Make an exact copy, from the records below, of the lines from the line containing "Convert this chart to Plotly code." to the line containing "import plotly.graph_objects as go", both lines included, excluding pictures.

------ Given records

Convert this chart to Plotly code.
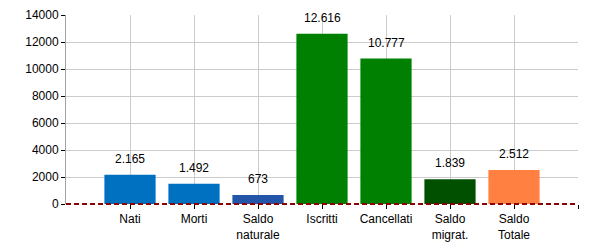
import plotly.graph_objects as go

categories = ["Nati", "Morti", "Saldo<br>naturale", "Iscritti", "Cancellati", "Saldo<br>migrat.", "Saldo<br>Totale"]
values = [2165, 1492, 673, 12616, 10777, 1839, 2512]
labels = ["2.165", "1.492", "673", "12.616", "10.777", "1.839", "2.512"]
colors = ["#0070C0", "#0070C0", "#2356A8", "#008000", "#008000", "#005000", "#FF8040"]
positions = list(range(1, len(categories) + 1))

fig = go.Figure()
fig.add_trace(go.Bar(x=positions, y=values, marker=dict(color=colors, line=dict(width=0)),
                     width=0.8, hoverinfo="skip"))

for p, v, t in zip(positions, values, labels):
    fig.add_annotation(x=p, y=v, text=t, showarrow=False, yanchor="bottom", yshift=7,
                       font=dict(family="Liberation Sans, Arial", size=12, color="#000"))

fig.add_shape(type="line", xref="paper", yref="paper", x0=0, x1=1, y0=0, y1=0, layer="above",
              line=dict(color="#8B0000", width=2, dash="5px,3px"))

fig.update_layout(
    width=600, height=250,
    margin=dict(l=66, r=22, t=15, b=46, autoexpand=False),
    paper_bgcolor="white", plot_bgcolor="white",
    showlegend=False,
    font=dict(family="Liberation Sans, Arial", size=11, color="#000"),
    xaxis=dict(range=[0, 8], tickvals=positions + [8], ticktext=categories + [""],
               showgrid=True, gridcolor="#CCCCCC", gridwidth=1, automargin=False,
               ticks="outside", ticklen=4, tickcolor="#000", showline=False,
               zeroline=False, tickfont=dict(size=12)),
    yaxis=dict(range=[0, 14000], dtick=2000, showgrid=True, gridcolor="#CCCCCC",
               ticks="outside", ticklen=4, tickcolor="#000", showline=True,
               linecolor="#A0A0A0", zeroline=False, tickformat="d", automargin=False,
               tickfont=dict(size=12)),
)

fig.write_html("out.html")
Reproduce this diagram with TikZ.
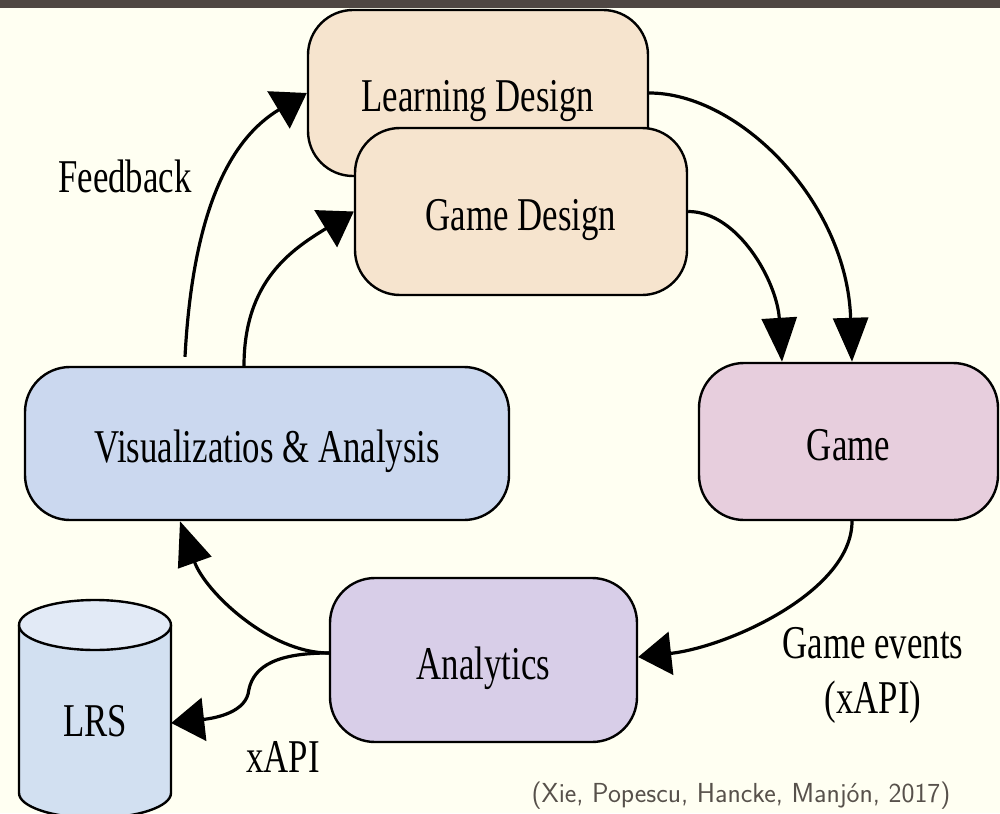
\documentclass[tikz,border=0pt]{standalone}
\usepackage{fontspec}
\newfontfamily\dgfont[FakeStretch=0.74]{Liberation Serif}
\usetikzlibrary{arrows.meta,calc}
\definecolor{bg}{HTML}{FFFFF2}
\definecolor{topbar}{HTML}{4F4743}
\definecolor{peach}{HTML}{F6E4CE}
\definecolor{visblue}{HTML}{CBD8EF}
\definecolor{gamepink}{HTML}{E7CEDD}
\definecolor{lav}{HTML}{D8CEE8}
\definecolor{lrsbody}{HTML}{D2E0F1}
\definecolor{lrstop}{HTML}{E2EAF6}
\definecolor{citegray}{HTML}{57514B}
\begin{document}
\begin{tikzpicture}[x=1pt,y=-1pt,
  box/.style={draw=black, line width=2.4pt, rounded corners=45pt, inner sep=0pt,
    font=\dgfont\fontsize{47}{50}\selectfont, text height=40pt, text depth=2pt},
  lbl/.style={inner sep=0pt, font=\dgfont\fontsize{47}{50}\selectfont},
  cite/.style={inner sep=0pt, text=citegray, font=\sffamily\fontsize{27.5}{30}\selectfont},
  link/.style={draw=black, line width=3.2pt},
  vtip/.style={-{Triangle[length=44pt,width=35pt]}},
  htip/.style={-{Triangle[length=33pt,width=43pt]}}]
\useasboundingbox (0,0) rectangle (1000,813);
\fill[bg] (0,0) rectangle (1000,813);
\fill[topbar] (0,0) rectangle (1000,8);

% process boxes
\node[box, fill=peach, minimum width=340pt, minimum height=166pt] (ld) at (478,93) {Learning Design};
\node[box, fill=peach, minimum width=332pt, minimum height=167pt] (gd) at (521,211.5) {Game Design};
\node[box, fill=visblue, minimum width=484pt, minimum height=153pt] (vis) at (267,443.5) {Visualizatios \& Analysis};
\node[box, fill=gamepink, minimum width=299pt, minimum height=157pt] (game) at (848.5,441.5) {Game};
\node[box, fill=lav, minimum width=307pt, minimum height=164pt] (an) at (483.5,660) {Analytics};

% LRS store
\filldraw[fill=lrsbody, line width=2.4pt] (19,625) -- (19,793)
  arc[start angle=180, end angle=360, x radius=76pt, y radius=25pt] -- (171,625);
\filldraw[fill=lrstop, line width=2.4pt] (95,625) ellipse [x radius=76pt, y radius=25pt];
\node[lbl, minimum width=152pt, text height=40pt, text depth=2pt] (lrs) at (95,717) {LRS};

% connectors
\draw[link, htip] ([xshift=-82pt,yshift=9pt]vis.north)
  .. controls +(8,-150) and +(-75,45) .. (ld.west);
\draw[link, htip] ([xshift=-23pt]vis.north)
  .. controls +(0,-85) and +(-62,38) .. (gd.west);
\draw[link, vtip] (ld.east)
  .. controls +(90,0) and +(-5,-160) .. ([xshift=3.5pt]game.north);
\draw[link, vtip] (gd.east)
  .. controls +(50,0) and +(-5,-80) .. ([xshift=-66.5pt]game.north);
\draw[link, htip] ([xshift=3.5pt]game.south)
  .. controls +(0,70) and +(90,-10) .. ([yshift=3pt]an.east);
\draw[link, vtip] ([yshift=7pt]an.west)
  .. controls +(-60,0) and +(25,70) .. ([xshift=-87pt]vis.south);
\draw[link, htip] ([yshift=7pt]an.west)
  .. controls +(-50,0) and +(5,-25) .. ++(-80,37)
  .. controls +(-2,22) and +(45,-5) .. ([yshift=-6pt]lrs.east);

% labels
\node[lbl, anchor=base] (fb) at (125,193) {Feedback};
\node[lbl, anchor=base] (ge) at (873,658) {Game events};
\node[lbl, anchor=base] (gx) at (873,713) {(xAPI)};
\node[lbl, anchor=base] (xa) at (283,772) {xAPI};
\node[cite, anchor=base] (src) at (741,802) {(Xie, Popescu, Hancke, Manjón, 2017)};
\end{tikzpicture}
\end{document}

------------
------ Given records

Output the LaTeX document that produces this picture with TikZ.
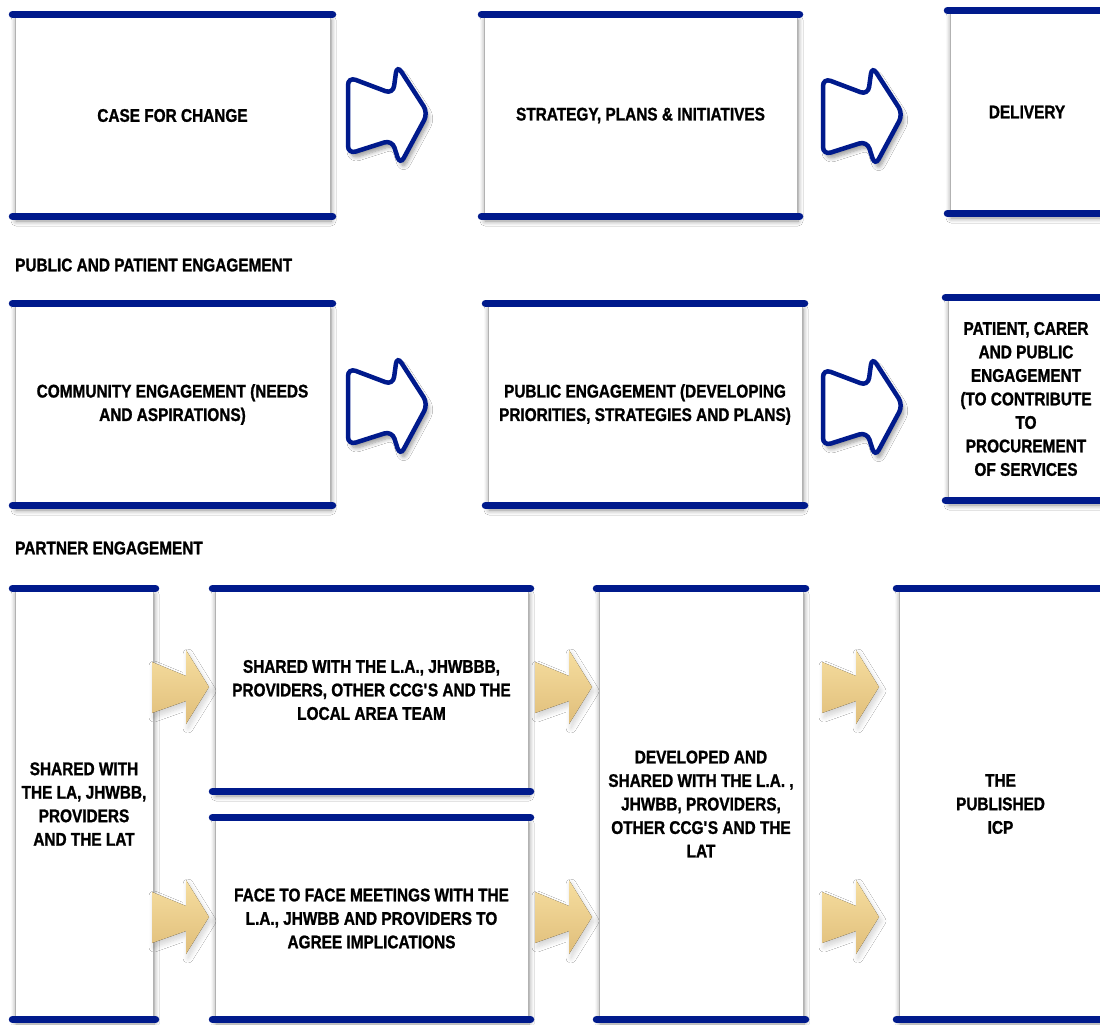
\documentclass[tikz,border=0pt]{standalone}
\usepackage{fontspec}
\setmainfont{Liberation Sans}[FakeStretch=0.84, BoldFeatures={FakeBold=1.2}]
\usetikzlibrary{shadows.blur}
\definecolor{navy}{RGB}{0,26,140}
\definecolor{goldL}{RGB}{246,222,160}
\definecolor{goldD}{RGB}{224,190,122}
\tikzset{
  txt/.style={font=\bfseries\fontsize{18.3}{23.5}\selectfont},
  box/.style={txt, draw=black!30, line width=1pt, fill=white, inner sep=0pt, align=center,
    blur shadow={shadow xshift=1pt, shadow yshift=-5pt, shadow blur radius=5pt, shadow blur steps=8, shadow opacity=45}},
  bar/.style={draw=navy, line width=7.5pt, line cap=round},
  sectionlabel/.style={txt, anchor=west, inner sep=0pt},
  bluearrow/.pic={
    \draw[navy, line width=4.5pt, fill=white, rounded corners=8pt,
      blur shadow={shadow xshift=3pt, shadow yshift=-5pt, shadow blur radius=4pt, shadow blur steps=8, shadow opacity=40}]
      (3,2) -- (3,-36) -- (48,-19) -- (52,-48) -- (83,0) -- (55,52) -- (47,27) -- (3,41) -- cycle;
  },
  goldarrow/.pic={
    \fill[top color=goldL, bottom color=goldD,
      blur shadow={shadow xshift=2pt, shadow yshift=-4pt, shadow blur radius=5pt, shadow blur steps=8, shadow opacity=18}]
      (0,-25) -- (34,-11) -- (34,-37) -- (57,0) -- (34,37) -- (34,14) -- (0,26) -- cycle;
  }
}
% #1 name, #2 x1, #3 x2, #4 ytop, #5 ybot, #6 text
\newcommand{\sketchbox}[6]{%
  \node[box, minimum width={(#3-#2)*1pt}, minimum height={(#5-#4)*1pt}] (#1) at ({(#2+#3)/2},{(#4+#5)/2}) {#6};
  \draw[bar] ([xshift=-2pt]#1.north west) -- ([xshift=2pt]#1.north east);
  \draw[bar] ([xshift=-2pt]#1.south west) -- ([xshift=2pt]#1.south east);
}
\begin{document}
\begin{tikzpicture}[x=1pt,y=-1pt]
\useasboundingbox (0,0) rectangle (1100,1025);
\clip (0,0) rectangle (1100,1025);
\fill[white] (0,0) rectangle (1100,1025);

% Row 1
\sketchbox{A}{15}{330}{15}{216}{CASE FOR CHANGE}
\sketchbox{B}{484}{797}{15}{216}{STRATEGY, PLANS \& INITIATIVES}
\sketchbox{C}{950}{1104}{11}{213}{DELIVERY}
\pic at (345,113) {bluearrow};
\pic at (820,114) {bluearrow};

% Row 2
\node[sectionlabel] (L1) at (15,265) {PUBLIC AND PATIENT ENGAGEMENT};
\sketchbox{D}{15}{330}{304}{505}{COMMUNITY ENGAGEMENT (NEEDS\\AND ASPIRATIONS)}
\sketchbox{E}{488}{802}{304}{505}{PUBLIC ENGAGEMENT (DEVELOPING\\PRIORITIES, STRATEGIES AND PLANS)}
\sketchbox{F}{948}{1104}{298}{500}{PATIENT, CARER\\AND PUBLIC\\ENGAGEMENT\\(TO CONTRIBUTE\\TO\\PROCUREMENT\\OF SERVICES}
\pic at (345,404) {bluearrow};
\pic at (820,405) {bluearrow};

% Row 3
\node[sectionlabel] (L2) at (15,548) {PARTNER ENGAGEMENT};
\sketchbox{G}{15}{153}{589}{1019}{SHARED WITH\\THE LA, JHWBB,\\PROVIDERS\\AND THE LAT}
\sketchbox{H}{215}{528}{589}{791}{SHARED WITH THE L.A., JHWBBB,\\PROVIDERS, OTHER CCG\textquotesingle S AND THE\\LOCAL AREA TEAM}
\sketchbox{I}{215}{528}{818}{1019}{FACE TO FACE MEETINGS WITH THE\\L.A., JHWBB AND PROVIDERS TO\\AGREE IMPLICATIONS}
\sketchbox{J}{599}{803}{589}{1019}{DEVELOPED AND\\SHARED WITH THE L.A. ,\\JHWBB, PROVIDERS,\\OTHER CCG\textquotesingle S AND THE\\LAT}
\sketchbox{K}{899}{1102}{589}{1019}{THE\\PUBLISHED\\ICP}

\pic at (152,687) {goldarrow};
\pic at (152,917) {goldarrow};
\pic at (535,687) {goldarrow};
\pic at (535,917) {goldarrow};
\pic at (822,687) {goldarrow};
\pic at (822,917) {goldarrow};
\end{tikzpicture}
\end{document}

------------
------ Given records

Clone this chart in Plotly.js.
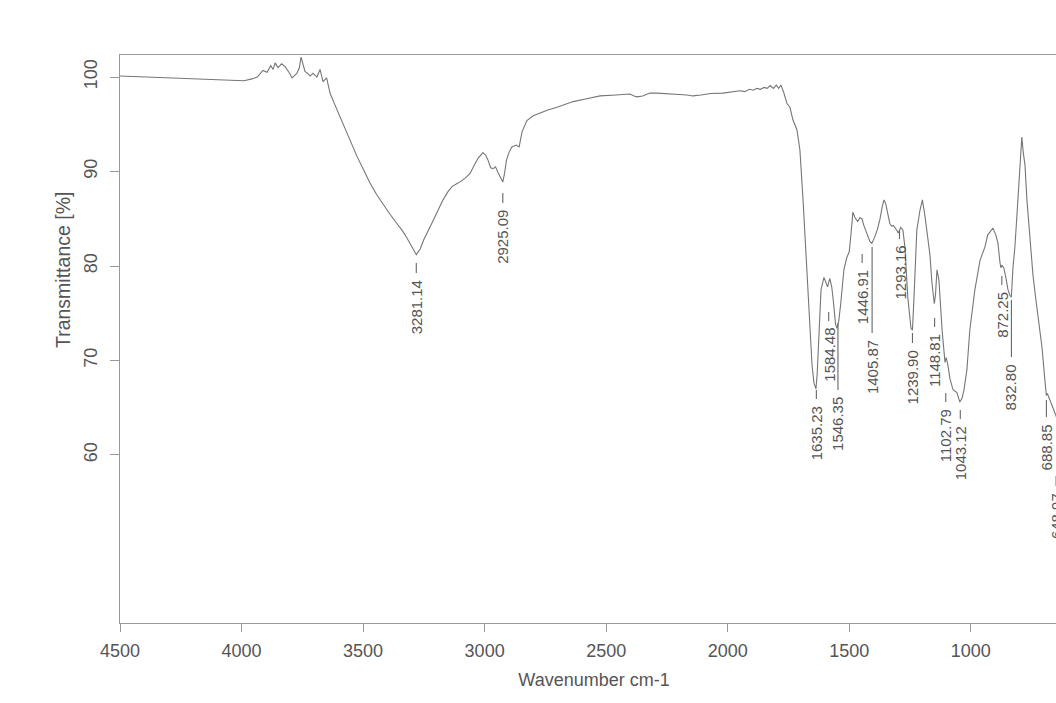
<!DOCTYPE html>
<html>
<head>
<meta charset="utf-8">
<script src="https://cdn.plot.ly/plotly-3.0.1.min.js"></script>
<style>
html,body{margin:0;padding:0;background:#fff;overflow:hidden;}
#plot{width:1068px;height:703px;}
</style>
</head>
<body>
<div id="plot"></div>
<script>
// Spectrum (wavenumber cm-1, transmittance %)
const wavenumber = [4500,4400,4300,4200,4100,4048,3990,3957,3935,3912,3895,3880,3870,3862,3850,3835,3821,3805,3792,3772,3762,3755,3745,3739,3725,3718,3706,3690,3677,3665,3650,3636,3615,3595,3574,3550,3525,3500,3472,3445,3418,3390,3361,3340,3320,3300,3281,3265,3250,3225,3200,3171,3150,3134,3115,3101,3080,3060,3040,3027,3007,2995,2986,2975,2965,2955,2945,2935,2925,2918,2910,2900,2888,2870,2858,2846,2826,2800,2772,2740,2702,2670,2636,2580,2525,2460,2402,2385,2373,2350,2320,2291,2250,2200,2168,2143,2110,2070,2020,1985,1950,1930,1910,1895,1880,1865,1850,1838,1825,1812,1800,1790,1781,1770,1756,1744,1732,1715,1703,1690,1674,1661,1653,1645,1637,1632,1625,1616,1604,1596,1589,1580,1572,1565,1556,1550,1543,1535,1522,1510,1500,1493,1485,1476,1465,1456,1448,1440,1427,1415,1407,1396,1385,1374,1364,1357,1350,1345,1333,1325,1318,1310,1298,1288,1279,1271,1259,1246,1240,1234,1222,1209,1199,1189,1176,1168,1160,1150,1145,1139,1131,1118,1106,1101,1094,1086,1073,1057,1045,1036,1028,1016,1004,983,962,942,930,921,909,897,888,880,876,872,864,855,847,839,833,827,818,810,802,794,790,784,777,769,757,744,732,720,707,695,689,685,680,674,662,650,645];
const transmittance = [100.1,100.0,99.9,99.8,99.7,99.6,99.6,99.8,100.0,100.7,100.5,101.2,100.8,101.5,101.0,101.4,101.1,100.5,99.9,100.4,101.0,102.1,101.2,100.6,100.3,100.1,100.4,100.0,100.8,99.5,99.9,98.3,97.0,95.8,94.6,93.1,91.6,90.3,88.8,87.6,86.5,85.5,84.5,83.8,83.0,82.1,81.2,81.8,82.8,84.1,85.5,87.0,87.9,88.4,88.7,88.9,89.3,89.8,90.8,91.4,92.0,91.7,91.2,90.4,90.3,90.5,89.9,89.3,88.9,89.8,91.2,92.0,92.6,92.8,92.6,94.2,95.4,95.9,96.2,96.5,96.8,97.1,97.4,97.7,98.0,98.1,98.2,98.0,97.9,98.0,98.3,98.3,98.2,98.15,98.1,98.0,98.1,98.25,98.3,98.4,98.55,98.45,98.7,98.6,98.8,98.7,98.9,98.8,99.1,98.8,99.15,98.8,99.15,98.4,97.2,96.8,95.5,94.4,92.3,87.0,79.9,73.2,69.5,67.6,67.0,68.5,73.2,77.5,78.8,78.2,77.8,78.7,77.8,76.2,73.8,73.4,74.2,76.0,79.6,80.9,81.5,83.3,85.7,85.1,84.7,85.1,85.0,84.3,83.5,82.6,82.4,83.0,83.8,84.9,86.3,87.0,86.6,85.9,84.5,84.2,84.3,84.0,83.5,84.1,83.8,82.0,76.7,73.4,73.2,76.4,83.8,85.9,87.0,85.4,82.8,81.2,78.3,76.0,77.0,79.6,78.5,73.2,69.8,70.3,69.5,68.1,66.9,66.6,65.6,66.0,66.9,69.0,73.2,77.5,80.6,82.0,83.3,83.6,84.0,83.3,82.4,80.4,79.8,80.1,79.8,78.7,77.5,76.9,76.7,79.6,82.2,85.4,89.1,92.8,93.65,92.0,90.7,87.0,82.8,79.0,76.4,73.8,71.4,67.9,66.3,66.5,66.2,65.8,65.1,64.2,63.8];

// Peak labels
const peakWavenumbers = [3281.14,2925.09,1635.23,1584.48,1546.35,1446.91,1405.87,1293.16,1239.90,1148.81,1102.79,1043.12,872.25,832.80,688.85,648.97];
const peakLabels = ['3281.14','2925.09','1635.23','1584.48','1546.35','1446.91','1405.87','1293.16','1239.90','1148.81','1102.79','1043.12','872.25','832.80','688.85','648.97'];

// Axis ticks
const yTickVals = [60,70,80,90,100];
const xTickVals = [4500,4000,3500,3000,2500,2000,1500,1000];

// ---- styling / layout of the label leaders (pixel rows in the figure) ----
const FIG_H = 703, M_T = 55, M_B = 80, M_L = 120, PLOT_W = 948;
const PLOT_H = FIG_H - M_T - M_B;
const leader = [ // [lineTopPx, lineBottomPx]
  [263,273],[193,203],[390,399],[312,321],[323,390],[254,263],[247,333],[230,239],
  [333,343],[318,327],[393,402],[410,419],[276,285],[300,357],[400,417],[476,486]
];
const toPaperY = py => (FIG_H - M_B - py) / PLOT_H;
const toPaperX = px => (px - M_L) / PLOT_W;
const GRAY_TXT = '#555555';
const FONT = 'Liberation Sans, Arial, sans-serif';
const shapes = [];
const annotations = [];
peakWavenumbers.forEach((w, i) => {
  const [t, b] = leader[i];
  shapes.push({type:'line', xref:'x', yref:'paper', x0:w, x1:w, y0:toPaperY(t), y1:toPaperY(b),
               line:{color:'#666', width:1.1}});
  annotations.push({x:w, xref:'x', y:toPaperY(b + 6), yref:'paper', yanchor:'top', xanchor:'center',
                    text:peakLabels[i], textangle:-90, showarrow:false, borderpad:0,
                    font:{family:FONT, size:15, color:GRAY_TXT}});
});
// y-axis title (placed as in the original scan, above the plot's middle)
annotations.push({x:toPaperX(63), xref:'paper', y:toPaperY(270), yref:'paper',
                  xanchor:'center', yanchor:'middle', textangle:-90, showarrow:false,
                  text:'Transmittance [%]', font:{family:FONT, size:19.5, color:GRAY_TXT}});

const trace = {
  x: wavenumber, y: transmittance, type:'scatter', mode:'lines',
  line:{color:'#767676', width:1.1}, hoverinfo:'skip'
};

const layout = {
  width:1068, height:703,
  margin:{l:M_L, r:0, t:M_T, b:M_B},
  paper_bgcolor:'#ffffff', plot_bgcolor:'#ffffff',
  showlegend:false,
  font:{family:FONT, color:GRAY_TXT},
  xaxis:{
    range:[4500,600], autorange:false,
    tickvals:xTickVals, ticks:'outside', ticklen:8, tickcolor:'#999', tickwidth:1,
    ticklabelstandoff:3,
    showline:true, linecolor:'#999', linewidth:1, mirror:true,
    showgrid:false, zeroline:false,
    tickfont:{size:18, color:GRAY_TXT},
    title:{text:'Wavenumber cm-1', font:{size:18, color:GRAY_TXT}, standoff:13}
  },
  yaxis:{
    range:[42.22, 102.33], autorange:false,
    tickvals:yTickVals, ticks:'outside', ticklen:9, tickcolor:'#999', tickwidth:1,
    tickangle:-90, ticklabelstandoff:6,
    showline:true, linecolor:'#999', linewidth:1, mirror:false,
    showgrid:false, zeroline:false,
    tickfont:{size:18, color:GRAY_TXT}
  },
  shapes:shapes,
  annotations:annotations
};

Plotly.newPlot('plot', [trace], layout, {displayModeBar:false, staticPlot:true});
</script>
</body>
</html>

------------

● **Worked solution**:
Convert this chart to Plotly code.
import plotly.graph_objects as go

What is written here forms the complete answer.